Why 'Cosmo' Is Actually Important

Why 'Cosmo' Is Actually Important
In this magazine cover image released by Hearst, the summer 2012 issue of the new "Cosmopolitan for Latinas," is shown. The publication, a twice-yearly women's lifestyle magazine targeted at English-speaking Hispanic women, went on sale May 1. (AP Photo/Hearst)
In this magazine cover image released by Hearst, the summer 2012 issue of the new "Cosmopolitan for Latinas," is shown. The publication, a twice-yearly women's lifestyle magazine targeted at English-speaking Hispanic women, went on sale May 1. (AP Photo/Hearst)

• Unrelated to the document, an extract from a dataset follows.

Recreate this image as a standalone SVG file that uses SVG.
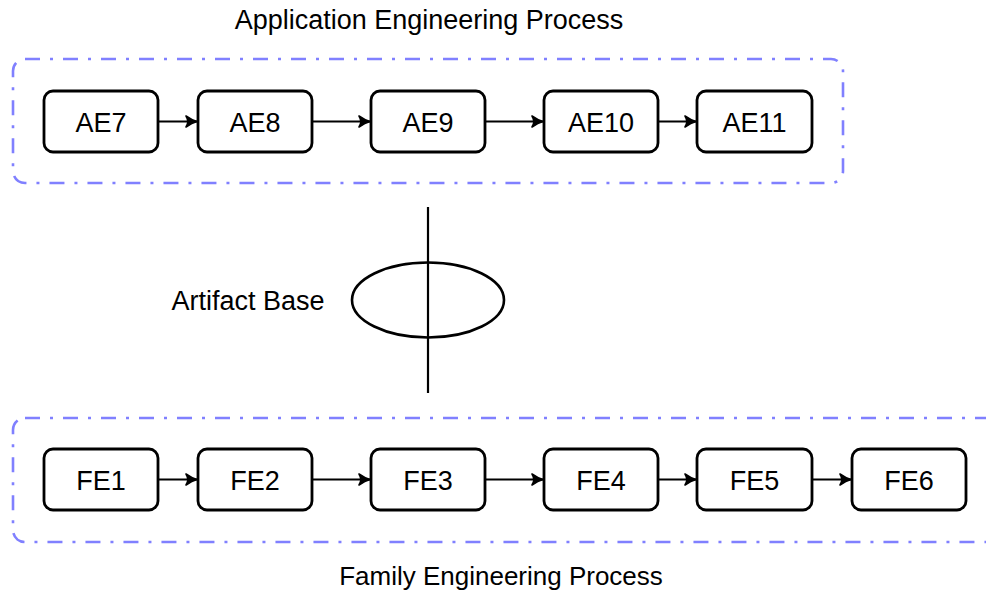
<svg xmlns="http://www.w3.org/2000/svg" width="986" height="597" viewBox="0 0 986 597">
<style>
text{font-family:"Liberation Sans",Arial,sans-serif;font-size:27px;fill:#000}
.lbl{text-anchor:middle}
.box{fill:#fff;stroke:#000;stroke-width:2.8}
.grp{fill:none;stroke:#8080ff;stroke-width:2.6;stroke-dasharray:15 10 3 10}
.con{fill:none;stroke:#000;stroke-width:2.2}
</style>
<defs>
<marker id="ah" markerWidth="16" markerHeight="16" viewBox="-13 -8 16 16" refX="0" refY="0" orient="auto" markerUnits="userSpaceOnUse">
<path d="M-11,-5.5 Q-5,-1.2 0,0 Q-5,1.2 -11,5.5 Q-7.5,0 -11,-5.5 Z" fill="#000" stroke="#000" stroke-width="1.6" stroke-linejoin="round"/>
</marker>
</defs>
<rect id="aep" class="grp" x="13" y="59" width="830" height="124" rx="12"/>
<rect id="fep" class="grp" x="13" y="418" width="1000" height="124" rx="12"/>
<text class="lbl" x="429" y="29">Application Engineering Process</text>
<text class="lbl" x="501" y="585" style="font-size:26px">Family Engineering Process</text>
<g id="connectors">
<line class="con" x1="158" y1="121.5" x2="197" y2="121.5" marker-end="url(#ah)"/>
<line class="con" x1="312" y1="121.5" x2="370" y2="121.5" marker-end="url(#ah)"/>
<line class="con" x1="485" y1="121.5" x2="543" y2="121.5" marker-end="url(#ah)"/>
<line class="con" x1="658" y1="121.5" x2="696" y2="121.5" marker-end="url(#ah)"/>
<line class="con" x1="158" y1="479.5" x2="197" y2="479.5" marker-end="url(#ah)"/>
<line class="con" x1="312" y1="479.5" x2="370" y2="479.5" marker-end="url(#ah)"/>
<line class="con" x1="485" y1="479.5" x2="543" y2="479.5" marker-end="url(#ah)"/>
<line class="con" x1="658" y1="479.5" x2="696" y2="479.5" marker-end="url(#ah)"/>
<line class="con" x1="812" y1="479.5" x2="851" y2="479.5" marker-end="url(#ah)"/>
</g>
<g id="AE7"><rect class="box" x="44" y="91" width="114" height="61" rx="9"/><text class="lbl" x="101" y="131.5">AE7</text></g>
<g id="AE8"><rect class="box" x="198" y="91" width="114" height="61" rx="9"/><text class="lbl" x="255" y="131.5">AE8</text></g>
<g id="AE9"><rect class="box" x="371" y="91" width="114" height="61" rx="9"/><text class="lbl" x="428" y="131.5">AE9</text></g>
<g id="AE10"><rect class="box" x="544" y="91" width="114" height="61" rx="9"/><text class="lbl" x="601" y="131.5">AE10</text></g>
<g id="AE11"><rect class="box" x="697" y="91" width="115" height="61" rx="9"/><text class="lbl" x="754.5" y="131.5">AE11</text></g>
<g id="artifact">
<ellipse cx="428" cy="300" rx="76" ry="37.5" fill="none" stroke="#000" stroke-width="2.6"/>
<line x1="428" y1="207" x2="428" y2="393" stroke="#000" stroke-width="2.2"/>
<text class="lbl" x="248" y="310">Artifact Base</text>
</g>
<g id="FE1"><rect class="box" x="44" y="449" width="114" height="61" rx="9"/><text class="lbl" x="101" y="489.5">FE1</text></g>
<g id="FE2"><rect class="box" x="198" y="449" width="114" height="61" rx="9"/><text class="lbl" x="255" y="489.5">FE2</text></g>
<g id="FE3"><rect class="box" x="371" y="449" width="114" height="61" rx="9"/><text class="lbl" x="428" y="489.5">FE3</text></g>
<g id="FE4"><rect class="box" x="544" y="449" width="114" height="61" rx="9"/><text class="lbl" x="601" y="489.5">FE4</text></g>
<g id="FE5"><rect class="box" x="697" y="449" width="115" height="61" rx="9"/><text class="lbl" x="754.5" y="489.5">FE5</text></g>
<g id="FE6"><rect class="box" x="852" y="449" width="114" height="61" rx="9"/><text class="lbl" x="909" y="489.5">FE6</text></g>
</svg>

Cosmo, as both a magazine and a worldwide brand, is full of contradictions. Most basically, it's a publication that became what it was thanks to Helen Gurley Brown, a powerful and sometimes revolutionary woman — and at the same time, its content can look neither empowering nor revolutionary. In the New York Times magazine this weekend, Edith Zimmerman highlighted these contradictions. She cites headlines like "Eeek! You’ll Die When You Read What These ‘Normal’ Guys Wanted Once Their Pants Hit the Floor” (from American Cosmo) and “Oops! My V Zone Is Strange!” (from the South Korean version, which underscore the mag's reputation as, in one of her friends' words, "trash." But then she quotes the editor of Cosmo Kazakhstan's message to her readers: "You are strong, you can control your life, you can earn as much as men do and you can have sex before marriage and not be condemned by society." It's messages like this that make Cosmo tough to dismiss.

That's what Gail Dines would like readers to do, though. In a Guardian response to Zimmerman's piece, Dines (who also wrote a polemic against pornography) argues that Cosmo is materialistic and obsessively focused on pleasing men, and that instead, women deserve "a bestselling magazine that devoted itself to giving women great orgasms on our own terms."